Tackling that one issue was not enough for the police, he said.

He added: “The chief officer of police does not seek to stifle someone’s business or financial interests lightly.

“To do nothing is not an option.”

Among the evidence presented to the council’s licensing panel yesterday was about an hour of CCTV footage, including some from the serious assault.

Other recent incidents included an assault on Mrs Gilpin’s son Paul outside the pub and a man being arrested after being found in the pub with a broken piece of tile.

Councillors heard that Mrs Gilpin initially ran the pub with her niece Michelle Park, who was designated premises supervisor.

The pair were both given police cautions after police found they were employing door staff without having the necessary licences.

Miss Park resigned in August and Mrs Gilpin later took over as designated premises supervisor.

Police said there had also been problems with the pub’s CCTV not saving footage for the required 28 days, staff not being able to give officers copies of footage on request and pen drives given to police after requests for footage not containing the files.

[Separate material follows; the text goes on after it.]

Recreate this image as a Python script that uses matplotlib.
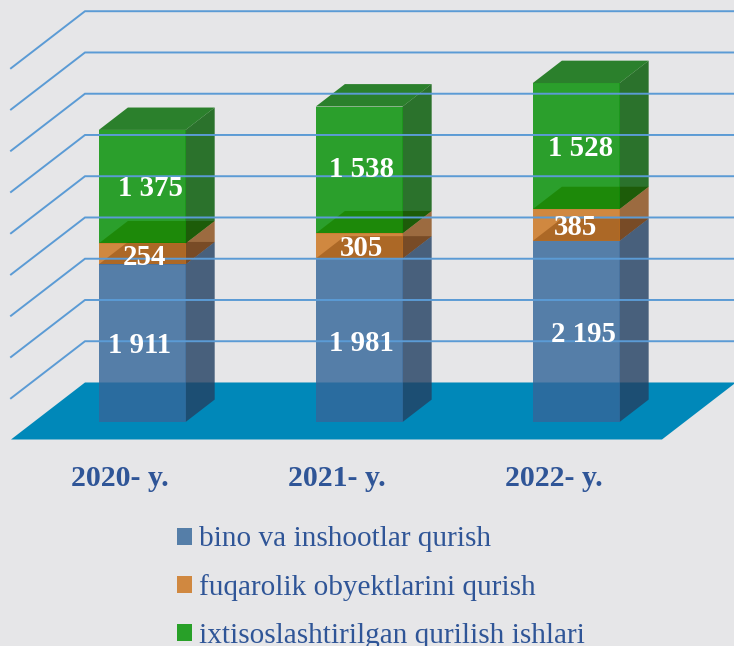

The hearing was told that officers had visited the pub several times in the last year and had encountered drunk and hostile customers.

Ken Sharples, legal officer for Allerdale council, said he had had regular meetings with Mrs Gilpin over the year and she had always implemented any recommendations he made.

PC Lorraine Murphy read evidence from three witnesses, who wanted to remain anonymous for fear of reprisals.

She said one described the Appletree as ‘hell on Earth’ and a scruffy, rundown pub which was like a cattle market.

Sgt Richard Farnworth said: “We have been working with the management of the premises trying to improve it and clearly it’s failed.”

All three witnesses said their lives had improved since the pub’s temporary closure last month.

Stephen Carini, of SPC Security, said his company provided door staff for the pub’s Monday karaoke nights and he was only aware of three recorded incidents of disorder.

He said the pub was friendly and said noise on karaoke nights was confined to the front of the pub, with little disturbance at the back.

The hearing was adjourned at 6pm and the panel was due to hear evidence today from Mrs Gilpin and Mr Pepper.

Councillors were due to make a site visit to the pub this morning.